En mai 2012, il accepte la propo­si­tion de François Hollande, rencon­tré en 2007 lors d'un dîner mondain chez Jacques Attali, de rejoindre l'Elysée en tant que « secré­taire géné­ral adjoint de la prési­dence ». La suite est connue : le 26 août 2014, il est nommé Ministre de l'Econo­mie, de l'Indus­trie et du Numé­rique dans le deuxième gouver­ne­ment de Manuel Valls. Les deux ne s’apprécient que modérément, mais on une estime « technique » l’un envers l’autre. Le 30 août 2016, Emma­nuel Macron démissionne. Son mépris pour son mentor politique est devenue, lui, intenable : l’immobilisme et l’incapacité à décider de Hollande constituent aujourd’hui, selon tous ses proches, le contre-exemple à ne jamais suivre. Quelques semaines plus tard, le 16 novembre, Emmanuel le winner annonce offi­ciel­le­ment sa candi­da­ture à l'élec­tion prési­den­tielle 2017.

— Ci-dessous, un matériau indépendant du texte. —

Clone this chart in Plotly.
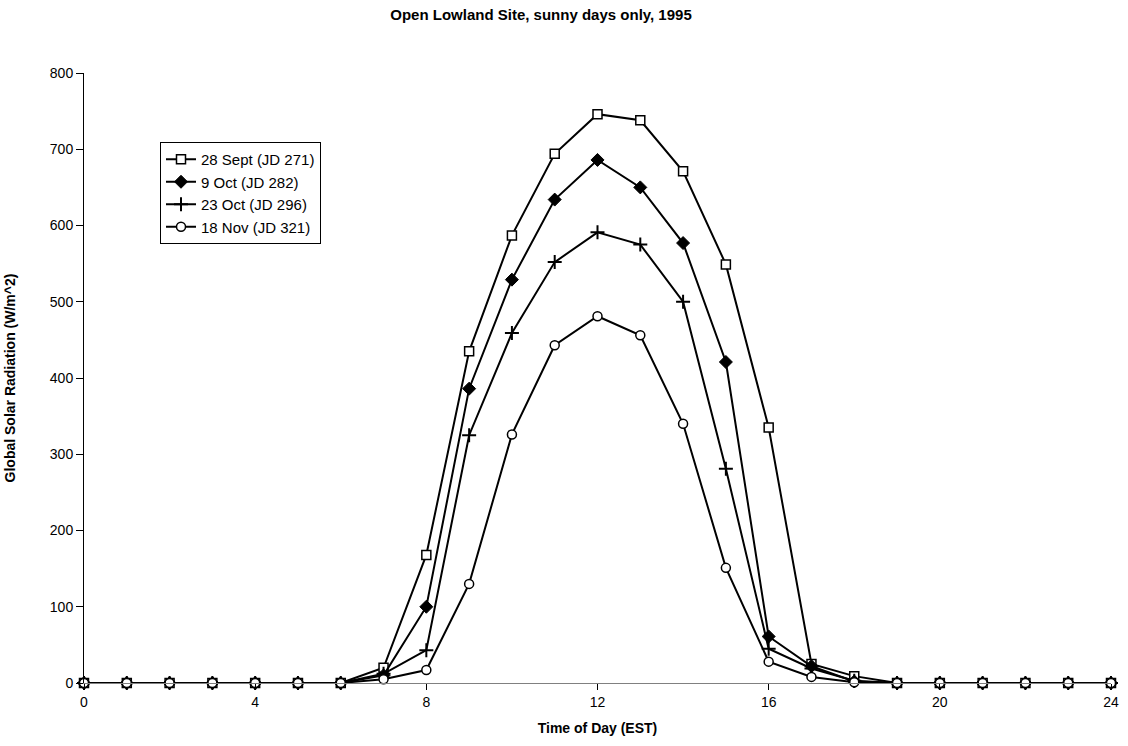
import plotly.graph_objects as go

hours = list(range(0, 25))
sept28 = [0, 0, 0, 0, 0, 0, 0, 20, 168, 435, 587, 694, 746, 738, 671, 549, 335, 25, 9, 0, 0, 0, 0, 0, 0]
oct9 = [0, 0, 0, 0, 0, 0, 0, 10, 100, 386, 529, 634, 686, 650, 577, 421, 61, 22, 2, 0, 0, 0, 0, 0, 0]
oct23 = [0, 0, 0, 0, 0, 0, 0, 12, 43, 325, 459, 552, 591, 575, 500, 281, 45, 19, 3, 0, 0, 0, 0, 0, 0]
nov18 = [0, 0, 0, 0, 0, 0, 0, 5, 17, 130, 326, 443, 481, 456, 340, 151, 28, 8, 1, 0, 0, 0, 0, 0, 0]

series = [
    ("28 Sept (JD 271)", sept28, dict(symbol="square", size=9, color="white", line=dict(color="black", width=1.5))),
    ("9 Oct (JD 282)", oct9, dict(symbol="diamond", size=10, color="black", line=dict(color="black", width=1))),
    ("23 Oct (JD 296)", oct23, dict(symbol="cross-thin-open", size=10, color="black", line=dict(color="black", width=2))),
    ("18 Nov (JD 321)", nov18, dict(symbol="circle", size=9, color="white", line=dict(color="black", width=1.5))),
]

fig = go.Figure()
for name, vals, mk in series:
    fig.add_trace(go.Scatter(
        x=hours, y=vals, name=name, mode="lines+markers",
        line=dict(color="black", width=2),
        marker=mk,
        cliponaxis=False,
    ))

font = "Liberation Sans, Arial, sans-serif"
fig.update_layout(
    width=1128, height=746,
    margin=dict(l=84, r=17, t=73, b=63, autoexpand=False),
    paper_bgcolor="white", plot_bgcolor="white",
    font=dict(family=font, size=14, color="black"),
    title=dict(text="<b>Open Lowland Site, sunny days only, 1995</b>", x=541 / 1128, xanchor="center",
               y=1 - 15 / 746, yanchor="middle", font=dict(size=15)),
    showlegend=True,
    legend=dict(x=(160 - 84) / 1027, y=(683 - 142) / 610, xanchor="left", yanchor="top",
                bgcolor="white", bordercolor="black", borderwidth=1,
                font=dict(size=15), itemwidth=30, tracegroupgap=0),
    xaxis=dict(range=[0, 24], tickvals=[0, 4, 8, 12, 16, 20, 24], ticks="outside", ticklen=6,
               tickcolor="black", showgrid=False, zeroline=False, showline=True, linecolor="#808080",
               linewidth=1, tickfont=dict(size=14), automargin=False,
               title=dict(text="<b>Time of Day (EST)</b>", font=dict(size=14), standoff=14)),
    yaxis=dict(range=[0, 800], dtick=100, ticks="outside", ticklen=7, tickcolor="black",
               showgrid=False, zeroline=False, showline=True, linecolor="black", linewidth=1,
               tickfont=dict(size=14), automargin=False,
               title=dict(text="<b>Global Solar Radiation (W/m^2)</b>", font=dict(size=14), standoff=30)),
)

fig.write_html("out.html")
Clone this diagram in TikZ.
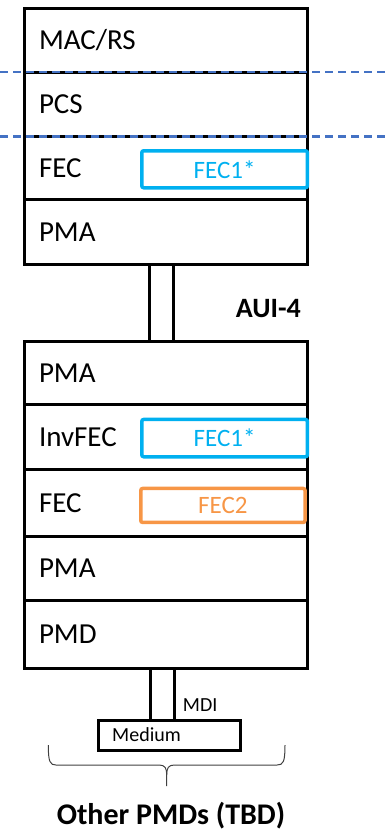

On ne peut comprendre l'actuel Président de la République que si l'on retient plusieurs axes de cette courte bio.

1 / C’est un homme surdoué, bon pianiste, doué d’une mémoire phénoménale (il peut citer des pages entières de tirades du théâtre classique), travaillant sans cesse - ses envois de SMS la nuit sont quotidiens – qui sans aucun doute est hors norme. Et précisément, ce trait de personnalité n’est il pas, paradoxalement, une faiblesse en cela qu’elle le situe hors des autres ?

2 / C’est un bourgeois de province qui n’a pas connu la disette. Pire : son parcours ressemble typiquement à ceux qui forment la caste tenant le monde dans ses serres.

Le défi pour Emmanuel Macron consistera donc, au fond, à se hisser au dessus de ce qu’il est, et fut.